Peggy Trotter Dammond Preacely

Dr. Dorothy Cotton

The memorial service on Thursday for my SNCC compatriot and friend, John Lewis was outstandingfrom Rev. Bernice King's prayer to President Obama's voting call to action to Nancy Pelosi's recall of John's rainbow manifestation to moving reflections by John's family, staff and friends to the singing by Jenifer Holiday, BeBe & Marvin Winans to former Atlanta mayor, Bill Campbell's quote of the day..."John wasn't on the right side of history. History was on the right side of John Lewis..."but, oh, the words from my Holman Methodist Church pastor emeritus and SNCC legend, Rev. James Lawson rocked the church, the country...the world, as did John's New York Times last request to all of us... Therefore, in honor of John and Rev. Lawson, here is a poem I'd been inspired to write by yet another rousing sermon by Rev. Lawson in 2016...


by Peggy Trotter Dammond Preacely

We must insist upon a spirit- filled gathering

and call ourselves out of this wilderness!


A strengthening is needed..

must not go unheeded.

amidst this chaos of community.


We cannot yield to the fears

or allow the tears

to pull us down.... or out.


We must not cease our fierce loving,

cannot allow the brutal awakening across our land

to dissuade us,


Rather they must persuade us

not to detour from our true compass

But to form us into a circle of love

with justice at its center.


We hear an ancestral calling ...where neighborhood is sacred space:

a place to lean one upon another

to dance in what is our true Christ center:

service, faith, discernment, compassion, community, social justice.
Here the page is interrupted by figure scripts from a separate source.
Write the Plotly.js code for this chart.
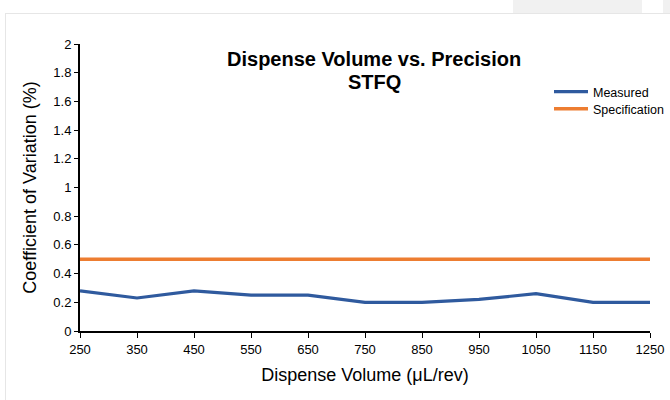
<!DOCTYPE html>
<html>
<head>
<meta charset="utf-8">
<script src="https://cdn.plot.ly/plotly-3.0.1.min.js"></script>
<style>
  html, body { margin: 0; padding: 0; background: #fff; }
  #wrap { position: relative; width: 670px; height: 400px; overflow: hidden; }
  #chart { position: absolute; left: 0; top: 0; width: 670px; height: 400px; }
  .frame-top { position: absolute; left: 5px; top: 13px; width: 665px; height: 0; border-top: 1px solid #e6e6e6; }
  .frame-left { position: absolute; left: 5px; top: 13px; width: 0; height: 387px; border-left: 1px solid #e6e6e6; }
  .tab1 { position: absolute; left: 513px; top: 0; width: 129px; height: 13px; background: #f1f1f1; }
  .tab2 { position: absolute; left: 663px; top: 0; width: 7px; height: 13px; background: #f1f1f1; }
</style>
</head>
<body>
<div id="wrap">
  <div id="chart"></div>
  <div class="frame-top"></div>
  <div class="frame-left"></div>
  <div class="tab1"></div>
  <div class="tab2"></div>
</div>
<script>
const volumes = [250, 350, 450, 550, 650, 750, 850, 950, 1050, 1150, 1250];
const measured = [0.28, 0.23, 0.28, 0.25, 0.25, 0.20, 0.20, 0.22, 0.26, 0.20, 0.20];
const specification = [0.5, 0.5, 0.5, 0.5, 0.5, 0.5, 0.5, 0.5, 0.5, 0.5, 0.5];
const yTicks = [0, 0.2, 0.4, 0.6, 0.8, 1, 1.2, 1.4, 1.6, 1.8, 2];
const yTickLabels = ['0', '0.2', '0.4', '0.6', '0.8', '1', '1.2', '1.4', '1.6', '1.8', '2'];
const titleLine1 = 'Dispense Volume vs. Precision';
const titleLine2 = 'STFQ';

const FONT = 'Liberation Sans, Arial, sans-serif';

const traces = [
  {
    x: volumes, y: measured, name: 'Measured', type: 'scatter', mode: 'lines',
    line: { color: '#2f5a9e', width: 3.2 }, legend: 'legend'
  },
  {
    x: volumes, y: specification, name: 'Specification', type: 'scatter', mode: 'lines',
    line: { color: '#ed7d31', width: 3.5 }, legend: 'legend2'
  }
];

const legendCommon = {
  xref: 'paper', xanchor: 'left', yref: 'paper', yanchor: 'middle',
  font: { family: FONT, size: 12.5, color: '#000' },
  bgcolor: 'rgba(0,0,0,0)',
  itemwidth: 34,
  borderwidth: 0
};

const layout = {
  width: 670, height: 400,
  margin: { l: 80, r: 20, t: 44, b: 69, autoexpand: false },
  paper_bgcolor: '#ffffff',
  plot_bgcolor: '#ffffff',
  font: { family: FONT, color: '#000' },
  title: {
    text: '<b>' + titleLine1 + '</b>',
    font: { family: FONT, size: 20, color: '#000' },
    x: 0.516, xref: 'paper', xanchor: 'center',
    y: 1 - 59 / 400, yref: 'container', yanchor: 'middle'
  },
  annotations: [{
    text: '<b>' + titleLine2 + '</b>',
    font: { family: FONT, size: 20, color: '#000' },
    x: 0.5175, xref: 'paper', xanchor: 'center',
    y: (331 - 82) / 287, yref: 'paper', yanchor: 'middle',
    showarrow: false
  }],
  showlegend: true,
  legend: Object.assign({}, legendCommon, { x: (549 - 80) / 570, y: (331 - 92) / 287 }),
  legend2: Object.assign({}, legendCommon, { x: (549 - 80) / 570, y: (331 - 109) / 287 }),
  xaxis: {
    range: [250, 1250],
    tickmode: 'array', tickvals: volumes, ticktext: volumes.map(String),
    ticks: 'outside', ticklen: 5, tickcolor: '#000', tickwidth: 1,
    showline: true, linecolor: '#000', linewidth: 2,
    showgrid: false, zeroline: false,
    tickfont: { family: FONT, size: 13, color: '#000' },
    title: { text: 'Dispense Volume (μL/rev)', font: { family: FONT, size: 18, color: '#000' }, standoff: 13 }
  },
  yaxis: {
    range: [0, 2],
    tickmode: 'array', tickvals: yTicks, ticktext: yTickLabels,
    ticks: 'outside', ticklen: 4, tickcolor: '#000', tickwidth: 1,
    showline: true, linecolor: '#000', linewidth: 2,
    showgrid: false, zeroline: false,
    tickfont: { family: FONT, size: 13, color: '#000' },
    title: { text: 'Coefficient of Variation (%)', font: { family: FONT, size: 18, color: '#000' }, standoff: 12 }
  }
};

Plotly.newPlot('chart', traces, layout, { displayModeBar: false, staticPlot: true });
</script>
</body>
</html>
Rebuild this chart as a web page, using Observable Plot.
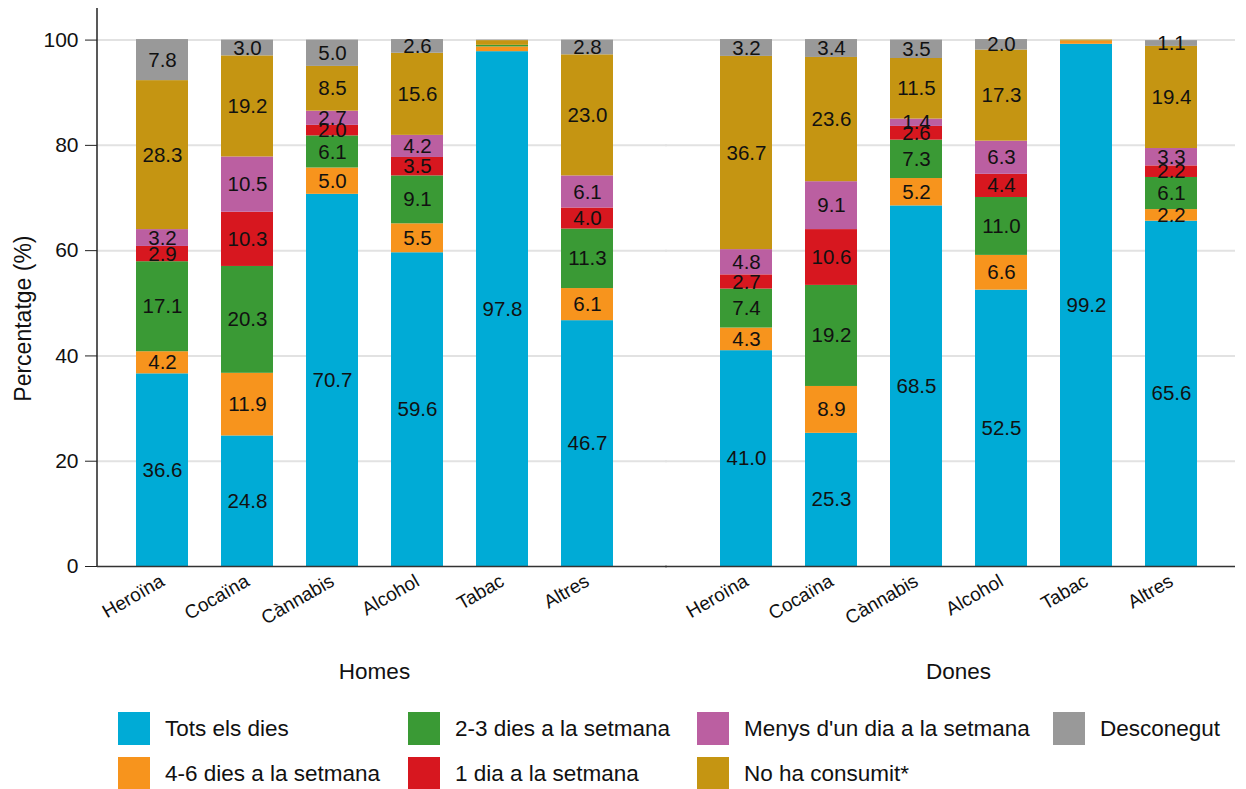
<!DOCTYPE html>
<html><head><meta charset="utf-8">
<script src="https://cdn.jsdelivr.net/npm/d3@7"></script>
<script src="https://cdn.jsdelivr.net/npm/@observablehq/plot@0.6"></script>
<style>
body{margin:0;background:#fff;font-family:"Liberation Sans",Arial,sans-serif;}
#legend{display:grid;grid-template-rows:45px 45px;grid-auto-flow:column;grid-template-columns:290px 289px 356px auto;padding-left:118px;padding-top:12px;}
.item{display:flex;align-items:center;font-size:22.5px;height:33px;color:#111}
.sw{width:32px;height:33px;margin-right:15px;flex:none}
</style></head><body>
<div id="chart"></div><div id="legend"></div>
<script>
const groups = ["Homes", "Dones"];
const substances = ["Heroïna", "Cocaïna", "Cànnabis", "Alcohol", "Tabac", "Altres"];
const categories = ["Tots els dies", "4-6 dies a la setmana", "2-3 dies a la setmana", "1 dia a la setmana", "Menys d'un dia a la setmana", "No ha consumit*", "Desconegut"];
const colors = ["#00ABD6", "#F7941D", "#3A9A35", "#D7171F", "#BB5FA1", "#C59512", "#999999"];
const yTicks = [0, 20, 40, 60, 80, 100];
const yLabel = "Percentatge (%)";

// Homes (per substance, in order of `substances`)
const homesTots   = [36.6, 24.8, 70.7, 59.6, 97.8, 46.7];
const homes46     = [4.2, 11.9, 5.0, 5.5, 0.9, 6.1];
const homes23     = [17.1, 20.3, 6.1, 9.1, 0.3, 11.3];
const homes1      = [2.9, 10.3, 2.0, 3.5, 0.0, 4.0];
const homesMenys  = [3.2, 10.5, 2.7, 4.2, 0.0, 6.1];
const homesNoHa   = [28.3, 19.2, 8.5, 15.6, 0.9, 23.0];
const homesDesc   = [7.8, 3.0, 5.0, 2.6, 0.1, 2.8];
// Dones
const donesTots   = [41.0, 25.3, 68.5, 52.5, 99.2, 65.6];
const dones46     = [4.3, 8.9, 5.2, 6.6, 0.6, 2.2];
const dones23     = [7.4, 19.2, 7.3, 11.0, 0.0, 6.1];
const dones1      = [2.7, 10.6, 2.6, 4.4, 0.0, 2.2];
const donesMenys  = [4.8, 9.1, 1.4, 6.3, 0.0, 3.3];
const donesNoHa   = [36.7, 23.6, 11.5, 17.3, 0.2, 19.4];
const donesDesc   = [3.2, 3.4, 3.5, 2.0, 0.0, 1.1];

const seriesByGroup = {
  Homes: [homesTots, homes46, homes23, homes1, homesMenys, homesNoHa, homesDesc],
  Dones: [donesTots, dones46, dones23, dones1, donesMenys, donesNoHa, donesDesc]
};
const data = [];
for (const g of groups) {
  seriesByGroup[g].forEach((arr, ci) => {
    arr.forEach((v, si) => data.push({group: g, substance: substances[si], cat: categories[ci], value: v}));
  });
}

const ext = 16;
const grid = yTicks.filter(t => t > 0);
const stackOpts = {x: "substance", y: "value", fx: "group", z: "cat", order: categories};

const chart = Plot.plot({
  width: 1246,
  height: 700,
  marginLeft: 97,
  marginRight: 11,
  marginTop: 8,
  marginBottom: 134,
  style: {fontFamily: "'Liberation Sans', Arial, sans-serif", background: "#fff", color: "#111"},
  fx: {domain: groups, paddingInner: 0.0514, paddingOuter: 0},
  x: {domain: substances, paddingInner: 0.3925, paddingOuter: 0.432},
  y: {domain: [0, 106]},
  color: {domain: categories, range: colors},
  marks: [
    Plot.ruleY(grid, {y: d => d, fx: () => "Homes", stroke: "#e2e2e2", strokeWidth: 2, insetRight: -ext}),
    Plot.ruleY(grid, {y: d => d, fx: () => "Dones", stroke: "#e2e2e2", strokeWidth: 2, insetLeft: -ext}),
    Plot.barY(data, Plot.stackY({...stackOpts, fill: "cat", inset: 0})),
    Plot.text(data, Plot.stackY({...stackOpts, text: d => d.value >= 1 ? d.value.toFixed(1) : "", fontSize: 20.5, fill: "#111"})),
    Plot.ruleY([0], {fx: () => "Homes", stroke: "#333", strokeWidth: 1.5, insetRight: -ext}),
    Plot.ruleY([0], {fx: () => "Dones", stroke: "#333", strokeWidth: 1.5, insetLeft: -ext}),
    Plot.axisY({ticks: yTicks, tickSize: 12, tickPadding: 7, fontSize: 21, label: null, stroke: "#222"}),
    Plot.axisX({tickSize: 0, tickPadding: 13, tickRotate: -30, fontSize: 19, label: null}),
    Plot.axisFx({anchor: "bottom", tickSize: 0, tickPadding: 97, fontSize: 22.5, label: null})
  ]
});
document.getElementById("chart").appendChild(chart);

// vertical y-axis line and y-axis title
const ys = chart.scale("y");
const svg = d3.select(chart);
svg.append("line")
  .attr("x1", 97).attr("x2", 97)
  .attr("y1", ys.apply(0)).attr("y2", ys.apply(106))
  .attr("stroke", "#222").attr("stroke-width", 1.5);
svg.append("text")
  .attr("transform", `translate(31,${ys.apply(47)}) rotate(-90)`)
  .attr("text-anchor", "middle")
  .attr("font-size", 23)
  .attr("fill", "#111")
  .text(yLabel);

const legend = d3.select("#legend");
categories.forEach((c, i) => {
  const it = legend.append("div").attr("class", "item");
  it.append("div").attr("class", "sw").style("background", colors[i]);
  it.append("span").text(c);
});
</script>
</body></html>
In these times we must widen and redefine our circle

to insist on each other’s embrace

despite all the terror and disgrace.


It is a slow persistent curving

towards a rhythm of belonging

a radical and encompassing loving.

in this our human neighborhood...

our inheritance of place.


We must become this river of possibility

moving with communal compassion

with our emphasis on God's true grace.